Everyone in Lincoln, of course, understands this. If you absolutely must get a message to somebody fast . . . you call the store. If you simply must know why the fire engines just left the station . . . you phone the store. If you have to leave town in a hurry and need someone to milk your three-hundred-pound llama . . . well, you call the store.

Husband and wife co-owners Dan and Vaneasa Stearns have become human fiber-optic cables, linking the village in ways no technology ever could.

One day this summer, I saw how we depend upon them. I was in the midst of the sort of home repairs that demand an hour from most guys and take me about a week. So I wound up walking to the store every few minutes in need of yet another three-cent nut or four-cent bolt, or some free (but invaluable) advice from Dan about how to drill a new screw hole into a metal light fixture.

In the time it took me to visit the store three times, Vaneasa received four phone calls.

Nancy Stevens, the local private investigator (every village needs one) and llama-meister, had to travel abruptly to Boston, leaving behind Holly, her llama, and Holly's new calf, Barn Baby. Barn Baby was going through a phase in which she insisted on nursing from a barn beam instead of from Holly (hence the name), and so Nancy needed someone to help her friend Ruth Shepherd milk Holly until she returned and could get Barn Baby back on llama-manna instead of pumpkin pine.

And since you won't find an assistant llama-milker in the Yellow Pages and Nancy needed one fast . . . she called Vaneasa.

A problem?

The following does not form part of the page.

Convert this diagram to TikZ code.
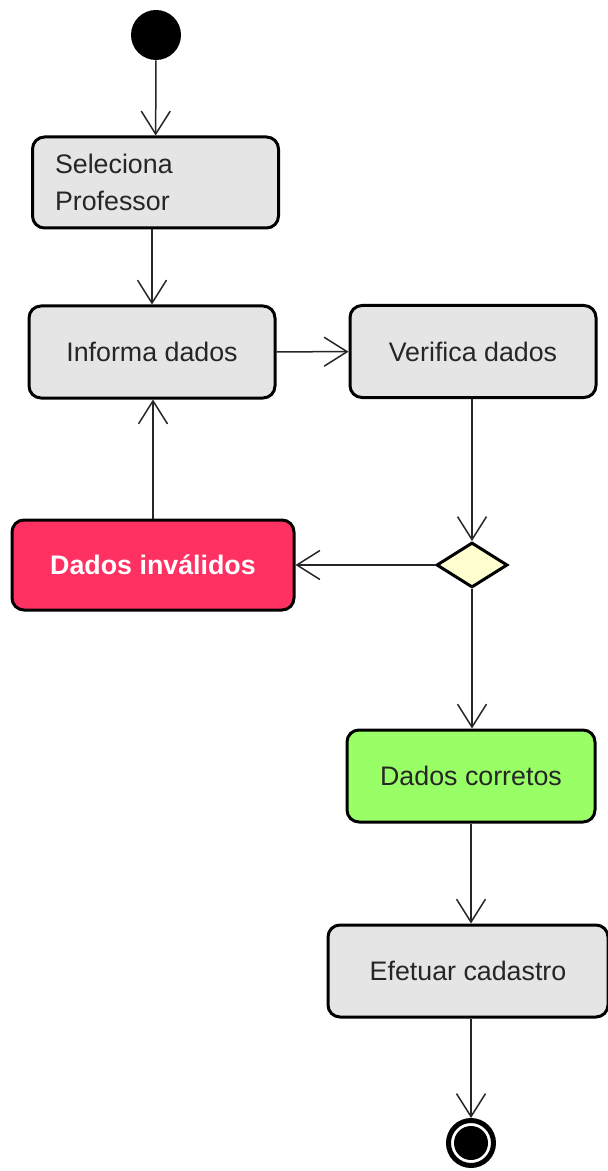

Nope. Vaneasa instantly thought of Pam Smith, because Pam keeps a thousand-pound Scottish Highlander Hereford Cross beef cow as a pet and probably wouldn't mind holding Holly while Ruth was working the business end of a particularly woolly milk machine.

A few moments later, local septic-system cleaner Alan Clark needed to reach local excavator Chris Acker right away, so he called Vaneasa and asked her to have Chris call him. Now, when you're a septic-system cleaner and you need an excavator, you don't mess around. Time is, well, of the essence.

And so Clark didn't waste precious minutes leaving a message at Acker's company and he certainly couldn't count on a cellular phone in Lincoln. As Priscilla Presley and a forty-person film crew discovered two years ago, cell phones don't work in our hills.

Did Acker get Clark's message quickly? You bet. Acker arrived at the store in search of a ham salad sandwich less than ten minutes after the local septic-tank czar had left a bulletin for him there.

Yet the flurry of phone calls was not yet complete. Vaneasa would receive two more that would have nothing to do with such inventory staples as Slim Jims and Pepsi and crawlers.

First, she was called by an out-of-state real estate agent she'd never met who wanted to know what properties might be for rent this winter in Lincoln. And then a Middlebury resident called in search of our town clerk, after mistaking the unique whistle and ding the phone makes in our town office for evidence the phone was out of order.

Can you count on the Internet this way? Did we ever get this kind of mother's milk from Ma Bell? Not a chance.

Nope, if you really want to reach out and touch someone, you're better off just calling the store.